Dimanche Ouest France (Côtes-d'Armor)
De l’Europe au monde, une année d’élections
C’est un record. Cette année, près de la moitié de la population mondiale, soit environ quatre milliards de personnes, est appelée à se rendre aux urnes dans plus de soixante-dix pays (1). Une trentaine d’élections concernent la désignation d’une cheffe ou d’un chef d’État. Mais des scrutins législatifs, régionaux ou municipaux vont également garnir de rendez-vous l’agenda mondial civique.
La plus commentée sera sans aucun doute la très scrutée élection américaine, qui semble pour le moment proposer le match retour de novembre 2020 entre Joe Biden et Donald Trump. Mais l’Inde, l’Iran, la Russie, le Sénégal, l’Indonésie, le Mexique ou encore le Royaume-Uni figurent également sur la liste.
On pourrait voir dans cette année record un signe de bonne santé de la démocratie dans le monde. Ce serait une vision pour le moins très optimiste. Tous ces scrutins ne se tiendront en effet pas dans les conditions connues par chaque électeur français.
Un privilège à saisir pour l’autre rendez-vous incontournable de l’année : les élections européennes, qui se tiennent du 6 au 9 juin dans les vingt-sept États membres. Elles concernent 450 millions d’habitants. 720 eurodéputés doivent être désignés pour un mandat de cinq ans.
Dans l’hémicycle du parlement européen notamment, la plupart des élus actuels et futurs candidats abordent l’échéance avec conviction et lucidité. D’abord, parce que le conflit entre la Russie et l’Ukraine depuis 2022 modifie profondément les perceptions. Le rôle que doit jouer le continent européen sur l’échiquier mondial devient une évidence. Notamment du fait de l’élection américaine, qui pourrait grandement changer la donne.

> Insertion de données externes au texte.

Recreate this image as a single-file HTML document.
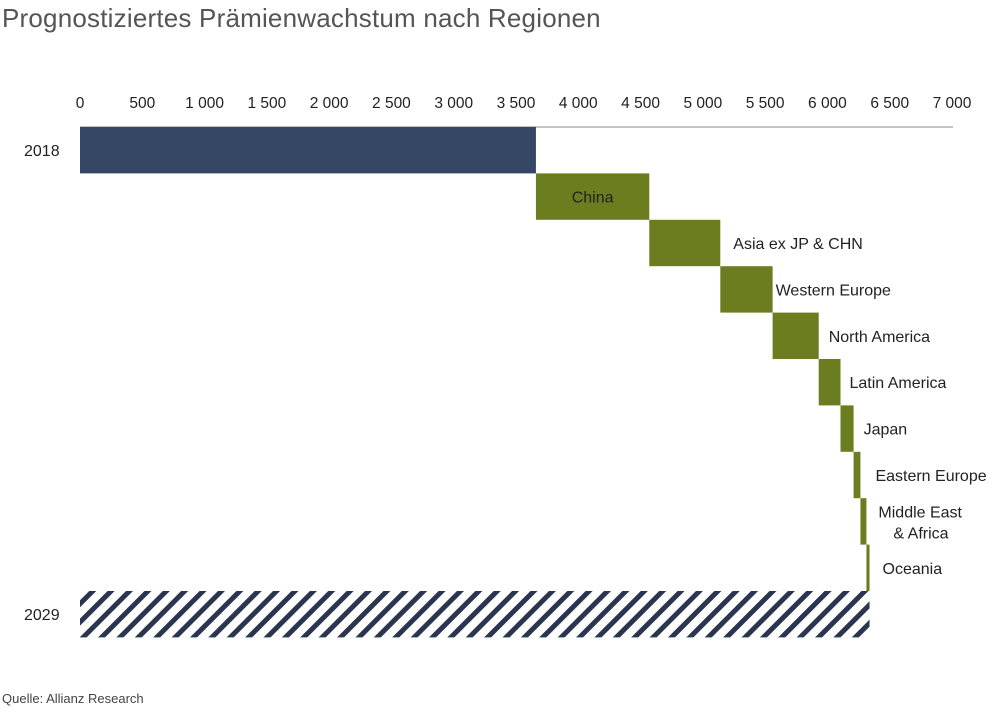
<!DOCTYPE html>
<html><head><meta charset="utf-8"><style>
body{margin:0;background:#fff;width:1000px;height:712px;overflow:hidden;font-family:"Liberation Sans",sans-serif;}
#title{position:absolute;left:2px;top:3px;font-size:26px;color:#555;letter-spacing:0.2px}
#src{position:absolute;left:2px;top:691px;font-size:13px;color:#444}
</style></head><body>
<div id="title">Prognostiziertes Prämienwachstum nach Regionen</div>
<svg id="chart" width="1000" height="712" style="position:absolute;left:0;top:0">
<defs><pattern id="hatch" patternUnits="userSpaceOnUse" width="13" height="13" patternTransform="rotate(45)">
<rect width="13" height="13" fill="#fff"/><rect width="5" height="13" fill="#2b3550"/></pattern></defs>
</svg>
<div id="src">Quelle: Allianz Research</div>
<script>
const startValue = 3660;
const categories = ["China","Asia ex JP & CHN","Western Europe","North America","Latin America","Japan","Eastern Europe","Middle East\n& Africa","Oceania"];
const increments = [910,570,420,370,175,105,55,48,25];
const ticks = [0,500,1000,1500,2000,2500,3000,3500,4000,4500,5000,5500,6000,6500,7000];
const labelGap = [0,13,3,10,9,10,15,12,13];
const svg=document.getElementById('chart');const NS='http://www.w3.org/2000/svg';
const x=v=>80+v*872/7000;const top0=127,rowH=46.4;
function mk(t,a){const e=document.createElementNS(NS,t);for(const k in a)e.setAttribute(k,a[k]);svg.appendChild(e);return e;}
let ax=mk('line',{x1:80,x2:953,y1:127,y2:127,stroke:'#888','stroke-width':1});


ticks.forEach(t=>{const e=mk('text',{x:x(t),y:108,'text-anchor':'middle','font-size':15.5,fill:'#222'});
e.textContent=t>=1000?Math.floor(t/1000)+' '+String(t%1000).padStart(3,'0'):String(t);

});
let b=mk('rect',{x:x(0),y:top0,width:x(startValue)-x(0),height:rowH,fill:'#364765'});


let l=mk('text',{x:24,y:top0+rowH/2+6,'font-size':16,fill:'#222'});l.textContent='2018';


let cum=startValue;
categories.forEach((c,i)=>{const y=top0+rowH*(i+1);const x0=x(cum),x1=x(cum+increments[i]);
const r=mk('rect',{x:x0,y:y,width:Math.max(x1-x0,1),height:rowH,fill:'#6b7d1f'});


const lines=c.split('\n');
const inside=(x1-x0)>100;
const lx=inside?(x0+x1)/2:x1+labelGap[i];
const t=mk('text',{x:lx,y:y+rowH/2+6-(lines.length-1)*10,'font-size':16,fill:'#222','text-anchor':inside?'middle':'start'});
lines.forEach((s,j)=>{const ts=document.createElementNS(NS,'tspan');ts.setAttribute('x',lx+(j?15:0));if(j)ts.setAttribute('dy',21);ts.textContent=s;t.appendChild(ts);});


cum+=increments[i];});
const yE=top0+rowH*10;
let e=mk('rect',{x:x(0),y:yE,width:x(cum)-x(0),height:rowH,fill:'url(#hatch)'});


let l2=mk('text',{x:24,y:yE+rowH/2+6,'font-size':16,fill:'#222'});l2.textContent='2029';


</script>
</body></html>
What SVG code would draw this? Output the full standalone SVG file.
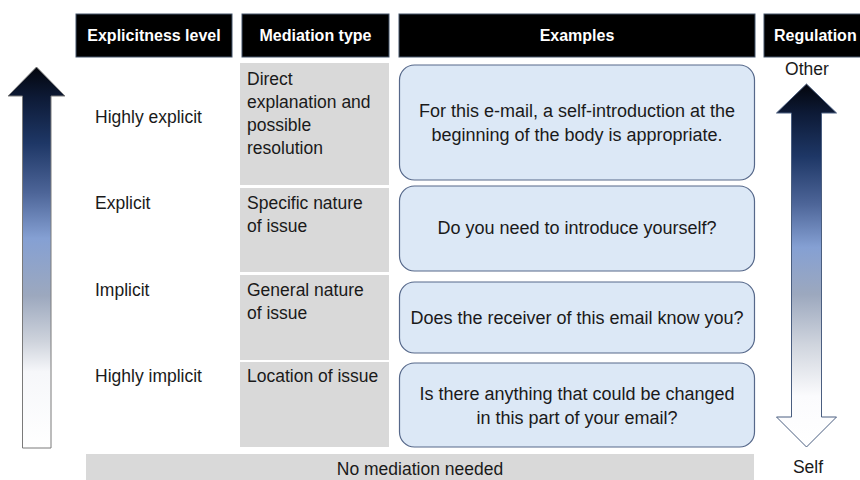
<svg xmlns="http://www.w3.org/2000/svg" width="860" height="480" viewBox="0 0 860 480">
  <defs>
    <linearGradient id="gradUp" x1="0" y1="67" x2="0" y2="448" gradientUnits="userSpaceOnUse">
      <stop offset="0" stop-color="#03050c"/>
      <stop offset="0.08" stop-color="#0d1a36"/>
      <stop offset="0.2" stop-color="#1e3766"/>
      <stop offset="0.33" stop-color="#4d6598"/>
      <stop offset="0.45" stop-color="#85a0d3"/>
      <stop offset="0.6" stop-color="#9ca8be"/>
      <stop offset="0.72" stop-color="#ced3dc"/>
      <stop offset="0.8" stop-color="#f6f7fa"/>
      <stop offset="1" stop-color="#ffffff"/>
    </linearGradient>
    <linearGradient id="gradBoth" x1="0" y1="84" x2="0" y2="447" gradientUnits="userSpaceOnUse">
      <stop offset="0" stop-color="#03050c"/>
      <stop offset="0.08" stop-color="#0d1a36"/>
      <stop offset="0.2" stop-color="#1e3766"/>
      <stop offset="0.33" stop-color="#4d6598"/>
      <stop offset="0.45" stop-color="#85a0d3"/>
      <stop offset="0.58" stop-color="#9ca8be"/>
      <stop offset="0.72" stop-color="#d0d5de"/>
      <stop offset="0.86" stop-color="#fbfbfd"/>
      <stop offset="1" stop-color="#ffffff"/>
    </linearGradient>
  </defs>
  <style>
    text { font-family: "Liberation Sans", Arial, sans-serif; fill: #1a1a1a; font-size: 17.5px; }
    .hdr rect { fill: #000000; stroke: #44546a; stroke-width: 1; }
    .hdr text { fill: #ffffff; font-weight: bold; font-size: 16px; }
    .cell { fill: #d9d9d9; }
    .ex rect { fill: #dce8f6; stroke: #56688a; stroke-width: 1.2; }
    .ex text { font-size: 18px; }
    .mid { text-anchor: middle; }
  </style>

  <rect width="860" height="480" fill="#ffffff"/>

  <!-- column headers -->
  <g id="hdr-level" class="hdr">
    <rect x="76" y="14" width="156" height="43"/>
    <text x="154" y="41" class="mid">Explicitness level</text>
  </g>
  <g id="hdr-mediation" class="hdr">
    <rect x="242" y="14" width="147" height="43"/>
    <text x="315.5" y="41" class="mid">Mediation type</text>
  </g>
  <g id="hdr-examples" class="hdr">
    <rect x="399" y="14" width="356" height="43"/>
    <text x="577" y="41" class="mid">Examples</text>
  </g>
  <g id="hdr-regulation" class="hdr">
    <rect x="764" y="14" width="100" height="43"/>
    <text x="774" y="41">Regulation</text>
  </g>

  <!-- explicitness arrow -->
  <g id="arrow-explicitness">
    <path d="M36.5 67 L65 96 L51 96 L51 448 L22.5 448 L22.5 96 L8 96 Z" fill="url(#gradUp)" stroke="#7a7a7a" stroke-width="1"/>
  </g>

  <!-- regulation arrow -->
  <g id="arrow-regulation">
    <path d="M806.5 84 L836.5 113 L821.5 113 L821.5 417 L836.5 417 L806.5 447 L776.5 417 L791.5 417 L791.5 113 L776.5 113 Z" fill="url(#gradBoth)" stroke="#4a5e80" stroke-width="1"/>
    <text x="807" y="75" class="mid">Other</text>
    <text x="808" y="473" class="mid">Self</text>
  </g>

  <!-- explicitness levels -->
  <g id="level-highly-explicit"><text x="95" y="123">Highly explicit</text></g>
  <g id="level-explicit"><text x="95" y="209">Explicit</text></g>
  <g id="level-implicit"><text x="95" y="296">Implicit</text></g>
  <g id="level-highly-implicit"><text x="95" y="382">Highly implicit</text></g>

  <!-- mediation types -->
  <g id="med-direct">
    <rect class="cell" x="240" y="63" width="149" height="122"/>
    <text x="247" y="85">Direct</text>
    <text x="247" y="108">explanation and</text>
    <text x="247" y="131">possible</text>
    <text x="247" y="154">resolution</text>
  </g>
  <g id="med-specific">
    <rect class="cell" x="240" y="188" width="149" height="84"/>
    <text x="247" y="209">Specific nature</text>
    <text x="247" y="232">of issue</text>
  </g>
  <g id="med-general">
    <rect class="cell" x="240" y="275" width="149" height="85"/>
    <text x="247" y="296">General nature</text>
    <text x="247" y="319">of issue</text>
  </g>
  <g id="med-location">
    <rect class="cell" x="240" y="362" width="149" height="85"/>
    <text x="247" y="382">Location of issue</text>
  </g>

  <!-- example prompts -->
  <g id="ex-direct" class="ex">
    <rect x="399.5" y="65" width="355" height="115" rx="15"/>
    <text x="577" y="117" class="mid">For this e-mail, a self-introduction at the</text>
    <text x="577" y="141" class="mid">beginning of the body is appropriate.</text>
  </g>
  <g id="ex-specific" class="ex">
    <rect x="399.5" y="186" width="355" height="85" rx="15"/>
    <text x="577" y="234" class="mid">Do you need to introduce yourself?</text>
  </g>
  <g id="ex-general" class="ex">
    <rect x="399.5" y="282" width="355" height="71" rx="15"/>
    <text x="577" y="324" class="mid">Does the receiver of this email know you?</text>
  </g>
  <g id="ex-location" class="ex">
    <rect x="399.5" y="363" width="355" height="84" rx="15"/>
    <text x="577" y="400" class="mid">Is there anything that could be changed</text>
    <text x="577" y="424" class="mid">in this part of your email?</text>
  </g>

  <!-- baseline row -->
  <g id="no-mediation">
    <rect class="cell" x="86" y="454" width="668" height="30"/>
    <text x="420" y="475" class="mid">No mediation needed</text>
  </g>
</svg>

Ce n’est pas un hasard si le commissaire européen Thierry Breton rappelait, début janvier, les propos de Donald Trump à Ursula von der Leyen, présidente de la Commission européenne, en 2020 : « Vous devez comprendre que si l’Europe est attaquée, nous ne viendrons jamais pour vous aider et vous soutenir », avait-il lancé (2). Et le commissaire européen de conclure : « Nous n’avons pas d’autre option que de renforcer le pilier européen. »
Un enjeu tel qu’il ne pourra pas supporter une campagne électorale européenne résumée aux querelles politiques nationales. Avec la tentation politique pour certains de jouer le couplet de la « faute à l’Europe ». Car l’Europe a bien un bilan : accès aux vaccins pendant la crise sanitaire, plan de relance, Pacte vert, accueil des réfugiés ukrainiens, régulation des plateformes numériques…
L’autre danger de taille dans cette élection reste la désinformation. « Nous vivons une période extrêmement dangereuse dans l’histoire du monde », indique le chercheur américain Darell West. Même si, rappelle Tristan Mendès France, de l’observatoire du conspirationnisme, « dans un écosystème démocratique sain, la vérité finit toujours par refaire surface ». (3)
Dans un monde de plus en plus complexe qui tangue, l’Europe a plus que jamais tout son sens. Des femmes et des hommes politiques vont donc devoir incarner l’idée européenne, avec ses forces et ses faiblesses, et porter des intentions claires au plan social, économique et diplomatique. Le scrutin européen le mérite.
(1) Les Échos, 5/6- 01-24. (2) Ouest-France, 10- 01-24. (3) La Croix, 11- 01-24.